— EXERCISE AIM —
All of the lines below are to be printed again exactly; images are excluded from the output.

— GIVEN MATERIAL —
========

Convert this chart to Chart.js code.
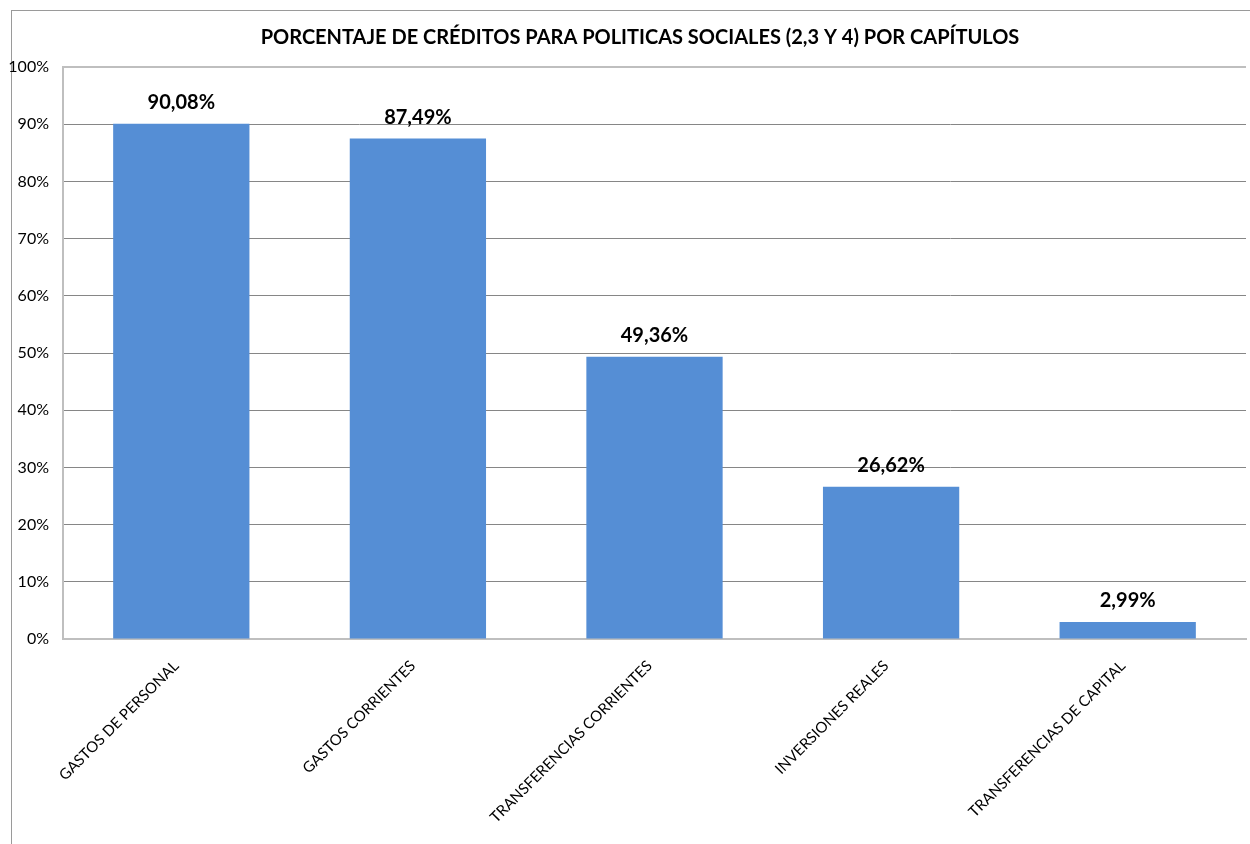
<!DOCTYPE html>
<html>
<head>
<meta charset="utf-8">
<script src="https://cdn.jsdelivr.net/npm/chart.js@4/dist/chart.umd.min.js"></script>
<style>
    html, body { margin: 0; padding: 0; background: #fff; overflow: hidden; }
    #frame { position: absolute; left: 11px; top: 10px; width: 1400px; height: 1000px; border: 1px solid #9a9a9a; }
    #wrap { position: absolute; left: 0; top: 0; width: 1250px; height: 844px; }
</style>
</head>
<body>
<div id="frame"></div>
<div id="wrap"><canvas id="chart"></canvas></div>
<script>
// Datos
const categorias = ['GASTOS DE PERSONAL', 'GASTOS CORRIENTES', 'TRANSFERENCIAS CORRIENTES', 'INVERSIONES REALES', 'TRANSFERENCIAS DE CAPITAL'];
const porcentajes = [90.08, 87.49, 49.36, 26.62, 2.99];
const titulo = 'PORCENTAJE DE CRÉDITOS PARA POLITICAS SOCIALES (2,3 Y 4) POR CAPÍTULOS';

const fuente = 'Lato';

// Etiquetas de valor encima de cada barra
const etiquetasValor = {
    id: 'etiquetasValor',
    afterLayout(chart) {
        // el título del original está algo desplazado a la derecha
        chart.titleBlock.left = 34;
    },
    afterDatasetsDraw(chart) {
        const ctx = chart.ctx;
        const meta = chart.getDatasetMeta(0);
        ctx.save();
        ctx.font = 'bold 20px ' + fuente;
        ctx.fillStyle = '#000';
        ctx.textAlign = 'center';
        ctx.textBaseline = 'alphabetic';
        meta.data.forEach((bar, i) => {
            const txt = porcentajes[i].toFixed(2).replace('.', ',') + '%';
            ctx.fillText(txt, bar.x, bar.y - 15);
        });
        ctx.restore();
    }
};

new Chart(document.getElementById('chart').getContext('2d'), {
    type: 'bar',
    data: {
        labels: categorias,
        datasets: [{
            data: porcentajes,
            backgroundColor: '#558ED5',
            categoryPercentage: 1,
            barPercentage: 0.576
        }]
    },
    options: {
        responsive: true,
        maintainAspectRatio: false,
        animation: false,
        layout: { padding: { left: 0, right: 4, top: 10, bottom: 0 } },
        plugins: {
            legend: { display: false },
            tooltip: { enabled: false },
            title: {
                display: true,
                text: titulo,
                color: '#000',
                font: { family: fuente, size: 20, weight: 'bold' },
                padding: { top: 16, bottom: 17 }
            }
        },
        scales: {
            x: {
                grid: { display: false },
                border: { color: '#BFBFBF', width: 2 },
                ticks: {
                    color: '#000',
                    font: { family: fuente, size: 15 },
                    minRotation: 45,
                    maxRotation: 45,
                    padding: 10,
                    labelOffset: -5
                },
                afterFit: (scale) => { scale.height = 205; }
            },
            y: {
                min: 0,
                max: 100,
                ticks: {
                    stepSize: 10,
                    color: '#000',
                    font: { family: fuente, size: 16 },
                    padding: 14,
                    callback: (v) => v + '%'
                },
                grid: {
                    drawTicks: false,
                    color: (c) => c.tick.value === 100 ? '#BFBFBF' : (c.tick.value === 0 ? 'rgba(0,0,0,0)' : '#868686'),
                    lineWidth: (c) => c.tick.value === 100 ? 2 : 1
                },
                border: { color: '#BFBFBF', width: 2 },
                afterFit: (scale) => { scale.width = 63; }
            }
        }
    },
    plugins: [etiquetasValor]
});
</script>
</body>
</html>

========

— CORRECT RESULT —
Convert this chart to Chart.js code.
<!DOCTYPE html>
<html>
<head>
<meta charset="utf-8">
<script src="https://cdn.jsdelivr.net/npm/chart.js@4/dist/chart.umd.min.js"></script>
<style>
    html, body { margin: 0; padding: 0; background: #fff; overflow: hidden; }
    #frame { position: absolute; left: 11px; top: 10px; width: 1400px; height: 1000px; border: 1px solid #9a9a9a; }
    #wrap { position: absolute; left: 0; top: 0; width: 1250px; height: 844px; }
</style>
</head>
<body>
<div id="frame"></div>
<div id="wrap"><canvas id="chart"></canvas></div>
<script>
// Datos
const categorias = ['GASTOS DE PERSONAL', 'GASTOS CORRIENTES', 'TRANSFERENCIAS CORRIENTES', 'INVERSIONES REALES', 'TRANSFERENCIAS DE CAPITAL'];
const porcentajes = [90.08, 87.49, 49.36, 26.62, 2.99];
const titulo = 'PORCENTAJE DE CRÉDITOS PARA POLITICAS SOCIALES (2,3 Y 4) POR CAPÍTULOS';

const fuente = 'Lato';

// Etiquetas de valor encima de cada barra
const etiquetasValor = {
    id: 'etiquetasValor',
    afterLayout(chart) {
        // el título del original está algo desplazado a la derecha
        chart.titleBlock.left = 34;
    },
    afterDatasetsDraw(chart) {
        const ctx = chart.ctx;
        const meta = chart.getDatasetMeta(0);
        ctx.save();
        ctx.font = 'bold 20px ' + fuente;
        ctx.fillStyle = '#000';
        ctx.textAlign = 'center';
        ctx.textBaseline = 'alphabetic';
        meta.data.forEach((bar, i) => {
            const txt = porcentajes[i].toFixed(2).replace('.', ',') + '%';
            ctx.fillText(txt, bar.x, bar.y - 15);
        });
        ctx.restore();
    }
};

new Chart(document.getElementById('chart').getContext('2d'), {
    type: 'bar',
    data: {
        labels: categorias,
        datasets: [{
            data: porcentajes,
            backgroundColor: '#558ED5',
            categoryPercentage: 1,
            barPercentage: 0.576
        }]
    },
    options: {
        responsive: true,
        maintainAspectRatio: false,
        animation: false,
        layout: { padding: { left: 0, right: 4, top: 10, bottom: 0 } },
        plugins: {
            legend: { display: false },
            tooltip: { enabled: false },
            title: {
                display: true,
                text: titulo,
                color: '#000',
                font: { family: fuente, size: 20, weight: 'bold' },
                padding: { top: 16, bottom: 17 }
            }
        },
        scales: {
            x: {
                grid: { display: false },
                border: { color: '#BFBFBF', width: 2 },
                ticks: {
                    color: '#000',
                    font: { family: fuente, size: 15 },
                    minRotation: 45,
                    maxRotation: 45,
                    padding: 10,
                    labelOffset: -5
                },
                afterFit: (scale) => { scale.height = 205; }
            },
            y: {
                min: 0,
                max: 100,
                ticks: {
                    stepSize: 10,
                    color: '#000',
                    font: { family: fuente, size: 16 },
                    padding: 14,
                    callback: (v) => v + '%'
                },
                grid: {
                    drawTicks: false,
                    color: (c) => c.tick.value === 100 ? '#BFBFBF' : (c.tick.value === 0 ? 'rgba(0,0,0,0)' : '#868686'),
                    lineWidth: (c) => c.tick.value === 100 ? 2 : 1
                },
                border: { color: '#BFBFBF', width: 2 },
                afterFit: (scale) => { scale.width = 63; }
            }
        }
    },
    plugins: [etiquetasValor]
});
</script>
</body>
</html>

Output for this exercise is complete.